• SUPPLIED INFORMATION
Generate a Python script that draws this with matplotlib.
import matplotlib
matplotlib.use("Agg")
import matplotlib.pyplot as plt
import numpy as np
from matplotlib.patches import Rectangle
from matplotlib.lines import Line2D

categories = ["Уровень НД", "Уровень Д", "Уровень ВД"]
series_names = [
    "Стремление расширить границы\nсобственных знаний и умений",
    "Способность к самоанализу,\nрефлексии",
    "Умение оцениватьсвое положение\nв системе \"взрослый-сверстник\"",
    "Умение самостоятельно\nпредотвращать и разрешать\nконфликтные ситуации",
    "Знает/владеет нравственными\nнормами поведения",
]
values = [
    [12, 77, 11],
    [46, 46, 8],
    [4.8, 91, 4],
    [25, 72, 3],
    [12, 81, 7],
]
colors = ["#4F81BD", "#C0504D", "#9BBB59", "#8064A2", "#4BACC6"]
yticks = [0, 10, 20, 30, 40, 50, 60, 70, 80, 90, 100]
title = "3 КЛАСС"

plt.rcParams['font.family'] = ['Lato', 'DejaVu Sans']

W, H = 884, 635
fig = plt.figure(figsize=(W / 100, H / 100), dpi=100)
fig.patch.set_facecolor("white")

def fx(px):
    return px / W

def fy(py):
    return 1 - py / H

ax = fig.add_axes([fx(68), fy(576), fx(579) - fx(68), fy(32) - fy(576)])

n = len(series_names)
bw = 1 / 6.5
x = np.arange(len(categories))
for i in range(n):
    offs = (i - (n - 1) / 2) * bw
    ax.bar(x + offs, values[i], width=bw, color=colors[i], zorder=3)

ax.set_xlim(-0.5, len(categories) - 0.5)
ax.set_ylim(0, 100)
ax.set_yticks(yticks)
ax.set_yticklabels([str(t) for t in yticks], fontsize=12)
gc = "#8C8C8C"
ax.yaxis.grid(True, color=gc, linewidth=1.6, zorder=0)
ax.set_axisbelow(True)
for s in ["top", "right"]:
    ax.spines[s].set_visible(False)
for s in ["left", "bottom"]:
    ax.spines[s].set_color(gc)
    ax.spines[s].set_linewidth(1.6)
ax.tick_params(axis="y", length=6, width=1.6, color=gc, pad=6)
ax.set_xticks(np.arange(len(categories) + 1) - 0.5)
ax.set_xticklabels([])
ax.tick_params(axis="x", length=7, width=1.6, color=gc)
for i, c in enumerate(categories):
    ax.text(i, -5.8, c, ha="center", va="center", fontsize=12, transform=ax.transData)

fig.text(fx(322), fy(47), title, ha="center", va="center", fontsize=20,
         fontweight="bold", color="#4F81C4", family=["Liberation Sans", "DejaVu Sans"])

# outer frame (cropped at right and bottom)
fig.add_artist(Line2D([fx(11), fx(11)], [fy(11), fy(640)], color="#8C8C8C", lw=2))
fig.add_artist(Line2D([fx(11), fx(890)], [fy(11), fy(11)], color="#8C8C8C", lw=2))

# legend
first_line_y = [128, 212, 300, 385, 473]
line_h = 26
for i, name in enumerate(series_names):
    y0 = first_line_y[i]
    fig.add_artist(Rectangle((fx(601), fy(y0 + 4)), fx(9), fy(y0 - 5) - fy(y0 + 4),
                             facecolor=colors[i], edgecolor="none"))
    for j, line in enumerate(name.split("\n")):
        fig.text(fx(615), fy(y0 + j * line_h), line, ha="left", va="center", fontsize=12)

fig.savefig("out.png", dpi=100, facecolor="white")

• SET EXERCISE
Give back all the data exactly as written.

• ANSWER
Generate a Python script that draws this with matplotlib.
import matplotlib
matplotlib.use("Agg")
import matplotlib.pyplot as plt
import numpy as np
from matplotlib.patches import Rectangle
from matplotlib.lines import Line2D

categories = ["Уровень НД", "Уровень Д", "Уровень ВД"]
series_names = [
    "Стремление расширить границы\nсобственных знаний и умений",
    "Способность к самоанализу,\nрефлексии",
    "Умение оцениватьсвое положение\nв системе \"взрослый-сверстник\"",
    "Умение самостоятельно\nпредотвращать и разрешать\nконфликтные ситуации",
    "Знает/владеет нравственными\nнормами поведения",
]
values = [
    [12, 77, 11],
    [46, 46, 8],
    [4.8, 91, 4],
    [25, 72, 3],
    [12, 81, 7],
]
colors = ["#4F81BD", "#C0504D", "#9BBB59", "#8064A2", "#4BACC6"]
yticks = [0, 10, 20, 30, 40, 50, 60, 70, 80, 90, 100]
title = "3 КЛАСС"

plt.rcParams['font.family'] = ['Lato', 'DejaVu Sans']

W, H = 884, 635
fig = plt.figure(figsize=(W / 100, H / 100), dpi=100)
fig.patch.set_facecolor("white")

def fx(px):
    return px / W

def fy(py):
    return 1 - py / H

ax = fig.add_axes([fx(68), fy(576), fx(579) - fx(68), fy(32) - fy(576)])

n = len(series_names)
bw = 1 / 6.5
x = np.arange(len(categories))
for i in range(n):
    offs = (i - (n - 1) / 2) * bw
    ax.bar(x + offs, values[i], width=bw, color=colors[i], zorder=3)

ax.set_xlim(-0.5, len(categories) - 0.5)
ax.set_ylim(0, 100)
ax.set_yticks(yticks)
ax.set_yticklabels([str(t) for t in yticks], fontsize=12)
gc = "#8C8C8C"
ax.yaxis.grid(True, color=gc, linewidth=1.6, zorder=0)
ax.set_axisbelow(True)
for s in ["top", "right"]:
    ax.spines[s].set_visible(False)
for s in ["left", "bottom"]:
    ax.spines[s].set_color(gc)
    ax.spines[s].set_linewidth(1.6)
ax.tick_params(axis="y", length=6, width=1.6, color=gc, pad=6)
ax.set_xticks(np.arange(len(categories) + 1) - 0.5)
ax.set_xticklabels([])
ax.tick_params(axis="x", length=7, width=1.6, color=gc)
for i, c in enumerate(categories):
    ax.text(i, -5.8, c, ha="center", va="center", fontsize=12, transform=ax.transData)

fig.text(fx(322), fy(47), title, ha="center", va="center", fontsize=20,
         fontweight="bold", color="#4F81C4", family=["Liberation Sans", "DejaVu Sans"])

# outer frame (cropped at right and bottom)
fig.add_artist(Line2D([fx(11), fx(11)], [fy(11), fy(640)], color="#8C8C8C", lw=2))
fig.add_artist(Line2D([fx(11), fx(890)], [fy(11), fy(11)], color="#8C8C8C", lw=2))

# legend
first_line_y = [128, 212, 300, 385, 473]
line_h = 26
for i, name in enumerate(series_names):
    y0 = first_line_y[i]
    fig.add_artist(Rectangle((fx(601), fy(y0 + 4)), fx(9), fy(y0 - 5) - fy(y0 + 4),
                             facecolor=colors[i], edgecolor="none"))
    for j, line in enumerate(name.split("\n")):
        fig.text(fx(615), fy(y0 + j * line_h), line, ha="left", va="center", fontsize=12)

fig.savefig("out.png", dpi=100, facecolor="white")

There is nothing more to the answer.